Pinkerton range detectives like these played a bloody roll in range wars between Western cattle barons and small ranchers and homesteaders accused of rustling cattle.
Soon rapid post war
industrialization led to growing labor unrest. Pinkerton, the former Chartist, had no
trouble enlisting his men as strike breakers and spies against unions. One of the most famous early examples was the
infiltration of the Molly McGuires,
a secret organization of Irish
miners in the Pennsylvania
anthracite coal fields by Irish-born operative James McParland. Identities
of Molly leaders and members were passed to local employers who employed
vigilantes, who may or may not have
included other Pinkerton men, to ambush and kill them and their
families. McParland’s testimony in
court also led to the execution of six men and the destruction of
the Molly McGuires.
Pinkerton detective James McParland infiltrated the Molly Maguires in the Pennsylvania coal fields sending several to the gallows. He had a long career with the agency and years later arranged for Big Bill Haywood and Charles Moyers of the Western Federation of Miners to be kidnapped from Colorado to stand trial in Idaho on bogus charges of planting a bomb that killed a former governor.
McParland was rewarded with rapid
promotion through the company ranks and specialized in labor cases. Twenty years later he kidnapped Big Bill Haywood, Charles Moyers and
other leaders of the Western
Federation of Miners from Colorado
and took them on a sealed train to Idaho
where they were put on trial for the bombing murder of a former governor.
Pinkerton in a Harper's Weekly illustration shortly before his death.
Pinkerton died in Chicago on
July 1, 1884 at the age of 64. He fell
on the pavement and bit his tongue. It became infected and he died in agony.

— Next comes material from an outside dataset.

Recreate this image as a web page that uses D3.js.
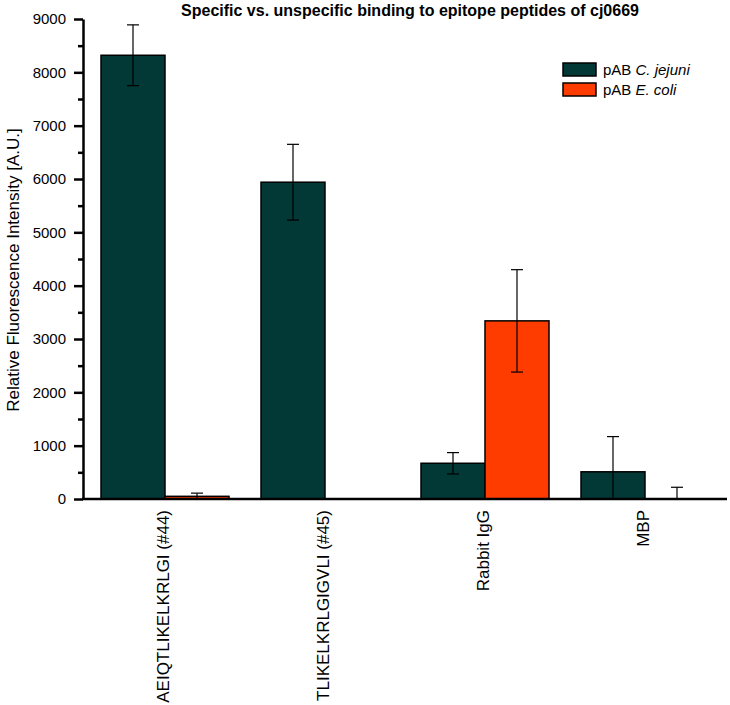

By that time a huge amount of his company’s
business was anti-union activity.
Company agents were involved in the gun battle with striking steelworkers during the Homestead Strike of 1891, suppressing
the Pullman Strike of 1894, and in
the infamous Ludlow Massacre of 1914
to list only a few of the most infamous cases.
The agency also was hired by foreign
governments to suppress local radicals, most famously by Spain to work against nationalists in Cuba who included the abolition of slavery as one of their top
goals.
Dashiell Hammett became a young
Pinkerton operative before World War I and became so disillusioned by the anti-union work he was called on to do, including work that may
have led up to the lynching of Industrial Workers of the Word
(IWW) organizer Frank Little in Butte,
Montana, that the famous creator of hard-boiled detective
fiction dedicated much of the rest
of his life to supporting radical
causes.
In the 1930’s a Senate
Committee led by Wisconsin Progressive/Republican Robert M. La Follette, Jr. investigated the Pinkerton
Agency for its systematic use of spies to infiltrate labor unions. To this day Pinkerton is a curse word
to unionists and the company is still used to protect scabs and harass picket
lines.
In 1999 the Pinkerton Agency and was acquired
by the Swedish based
international security firm Securitas AB.
It merged with its
chief rival, the William J. Burns
Detective Agency, in 2001. Today it
operates as an American subsidy of the Swedish firm under the name Pinkerton
Consulting and Investigations. And the work goes on.
Very interesting, Pat. Why did he do his 180 from Chartist and abolitionist to essential union buster? Simple greed? Identification with his robber baron clients?